5.1 Why Use Obfuscation?

The primary purpose of obfuscation is to enhance security by:

  • Concealing sensitive information from unauthorized access or misuse.
  • Protecting intellectual property (such as proprietary algorithms and code).
  • Preventing or impeding reverse engineering, tampering, or analysis of code or data structures.

Obfuscation can complement other security measures such as encryption, authentication, and access control, but it should not be relied upon as the sole line of defense.

5.2 Techniques for Obfuscation

There are several techniques for obfuscating data or code, including:

  • Identifier renaming: This technique involves changing the names of variables, functions, or objects in code to make it harder for an attacker to understand their purpose or behavior.

    Example: Renaming processPayment() to a1b2c3().

  • Control flow alteration: This involves modifying the structure of code to make it difficult to follow or analyze, without affecting its functionality. This can include techniques such as inserting dummy loops or conditionals, or changing the order of instructions.

    Example: Changing a straightforward loop into a series of nested loops with added conditional statements.

  • Data encoding: Transforming or encoding data can make it less legible and harder to extract or manipulate. This can involve encoding strings or data structures, or splitting data across multiple variables or containers.

    Example: Encoding a string as a series of character codes or a base64-encoded binary string.

  • Code encryption: Encrypting portions of code or entire programs can prevent reverse engineering, tampering, or analysis.

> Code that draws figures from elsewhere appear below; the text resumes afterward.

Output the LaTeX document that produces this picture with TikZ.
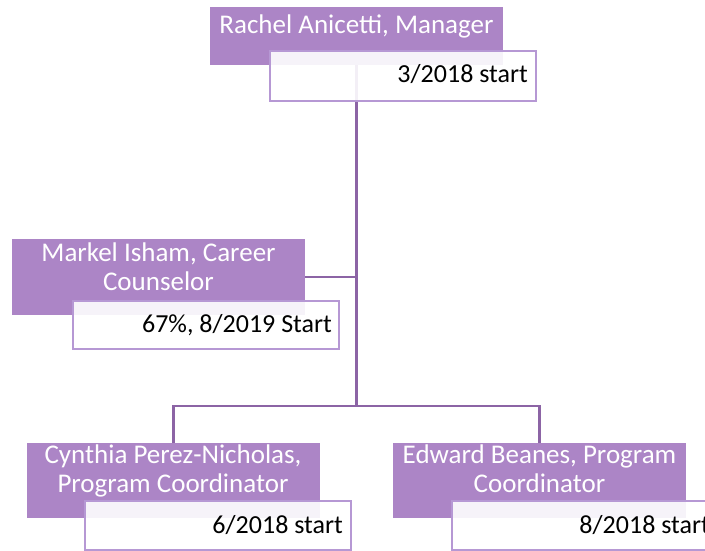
\documentclass[tikz,border=0pt]{standalone}
\usepackage{fontspec}
\setmainfont{Carlito}
\definecolor{boxpurple}{RGB}{172,133,198}
\definecolor{linepurple}{RGB}{140,100,165}
\definecolor{edgepurple}{RGB}{182,152,212}
\tikzset{
  namebox/.style={fill=boxpurple, inner sep=0pt, minimum width=293pt, anchor=north west},
  datebox/.style={fill=white, fill opacity=0.9, draw=edgepurple, line width=1.5pt, inner sep=0pt, minimum width=266pt, minimum height=49pt, anchor=north west},
  nametext/.style={text=white, font=\fontsize{27}{28.8}\selectfont, align=center, anchor=base, inner sep=0pt},
  datetext/.style={text=black, font=\fontsize{26}{28.5}\selectfont, anchor=base east, inner sep=0pt},
  link/.style={draw=linepurple, line width=2.5pt}
}
\begin{document}
\begin{tikzpicture}[x=1pt, y=-1pt]
\useasboundingbox (0,0) rectangle (705,550);
\clip (0,0) rectangle (705,550);
% name boxes
\node[namebox, minimum height=58pt] (p1) at (210,7) {};
\node[namebox, minimum height=76pt] (p2) at (12,239) {};
\node[namebox, minimum height=75pt] (p3) at (27,443) {};
\node[namebox, minimum height=75pt] (p4) at (393,443) {};
% connectors
\coordinate (bar) at (0,406);
\draw[link] (p1.south) -- (p1.south |- bar);
\draw[link] (p2.east) -- (p2.east -| p1.south);
\draw[link] (p3.north) -- (p3.north |- bar) -- (p4.north |- bar) -- (p4.north);
% date boxes
\node[datebox, minimum height=50pt] (d1) at (269,50) {};
\node[datebox, minimum height=48pt] (d2) at (72,300) {};
\node[datebox] (d3) at (84,500) {};
\node[datebox] (d4) at (451,500) {};
% texts (base anchor = baseline of last line)
\node[nametext] (t1) at (356.5,33) {Rachel Anicetti, Manager};
\node[nametext] (t2) at (158.5,290.5) {Markel Isham, Career\\Counselor};
\node[nametext] (t3) at (173,492) {Cynthia Perez-Nicholas,\\Program Coordinator};
\node[nametext] (t4) at (539.5,492) {Edward Beanes, Program\\Coordinator};
\node[datetext] (s1) at (528,82) {3/2018 start};
\node[datetext] (s2) at (332,332) {67\%, 8/2019 Start};
\node[datetext] (s3) at (343,533) {6/2018 start};
\node[datetext] (s4) at (710,533) {8/2018 start};
\end{tikzpicture}
\end{document}
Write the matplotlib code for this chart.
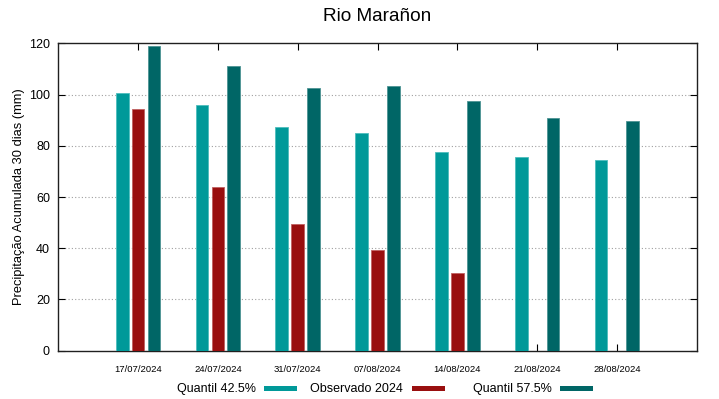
import matplotlib
matplotlib.use("Agg")
import matplotlib.pyplot as plt
from matplotlib.patches import Rectangle
import numpy as np

plt.rcParams['font.family'] = ['Liberation Sans', 'DejaVu Sans']

dates = ["17/07/2024", "24/07/2024", "31/07/2024", "07/08/2024",
         "14/08/2024", "21/08/2024", "28/08/2024"]
q425 = [100.5, 95.8, 87.3, 84.8, 77.7, 75.6, 74.6]
obs2024 = [94.2, 63.8, 49.5, 39.3, 30.3, np.nan, np.nan]
q575 = [118.8, 111.0, 102.7, 103.3, 97.6, 90.8, 89.7]

labels = ["Quantil 42.5%", "Observado 2024", "Quantil 57.5%"]
colors = ["#009999", "#990f0f", "#006666"]
edges = ["#4dbdbd", "#c06060", "#4d9494"]

W, H = 719, 399
fig = plt.figure(figsize=(W / 100, H / 100), dpi=100)
ax = fig.add_axes([58.3 / W, 1 - 350.7 / H, (696.7 - 58.3) / W, (350.7 - 43.3) / H])

x = np.arange(len(dates))
width = 0.16
offsets = [-0.2, 0.0, 0.2]
for vals, off, c, e in zip([q425, obs2024, q575], offsets, colors, edges):
    ax.bar(x + off, vals, width, color=c, edgecolor=e, linewidth=0.6, zorder=3)

ax.set_xlim(-1, 7)
ax.set_ylim(0, 120)
ax.set_yticks([0, 20, 40, 60, 80, 100, 120])
ax.set_xticks(x)
ax.set_xticklabels(dates, fontsize=6.8)
ax.tick_params(axis='y', labelsize=9, direction='in', length=5, right=True, pad=6)
ax.tick_params(axis='x', direction='in', length=5, top=True, pad=10)
for yv in [20, 40, 60, 80, 100]:
    ax.axhline(yv, color='#a0a0a0', linestyle=(0, (1, 2)), linewidth=0.8, zorder=1)
for s in ax.spines.values():
    s.set_linewidth(1.0)
    s.set_color('#202020')

ax.set_ylabel("Precipitação Acumulada 30 dias (mm)", fontsize=9.3, labelpad=3)
fig.text(377.5 / W, 1 - 16.5 / H, "Rio Marañon", fontsize=13.7, ha='center', va='center')

# legend (text followed by sample)
text_right = [256, 403, 552]
sample_left = [264, 412, 560]
for lab, tr, sl, c in zip(labels, text_right, sample_left, colors):
    fig.text(tr / W, 1 - 392 / H, lab, fontsize=9, ha='right', va='baseline')
    fig.add_artist(Rectangle((sl / W, 1 - 391 / H), 33 / W, 5 / H,
                             transform=fig.transFigure, facecolor=c, edgecolor='none'))

fig.savefig("out.png", dpi=100)
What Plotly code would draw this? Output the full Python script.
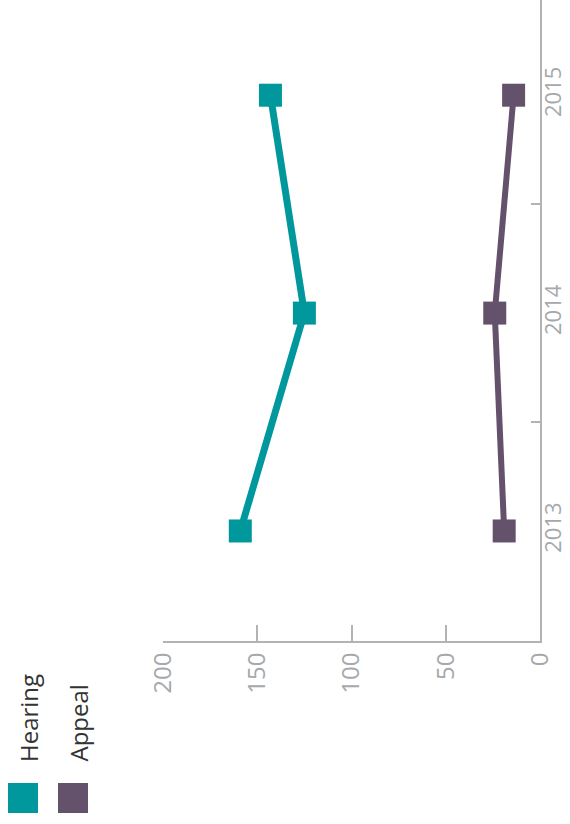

The code is decrypted at runtime, either by an interpreter or within the application itself.

    Example: Using a cryptographically secure encryption algorithm, such as AES, to encrypt the main logic of a program.

5.3 Limitations and Considerations

While obfuscation can be an effective deterrent against casual or unskilled attackers, it’s important to recognize its limitations:

  • It is not foolproof: Determined and skilled attackers can often reverse-engineer or deobfuscate code or data if they are motivated enough.
  • Obfuscation can impact performance and maintainability: The added complexity and overhead can make code slower to execute and harder to maintain or update.
  • Relying solely on obfuscation is not recommended: It should be used as one layer in a comprehensive security strategy that includes encryption, authentication, and access control.

In conclusion, obfuscation can be a useful tool to improve the security posture of a system, but it should not be relied upon as the only means of protection.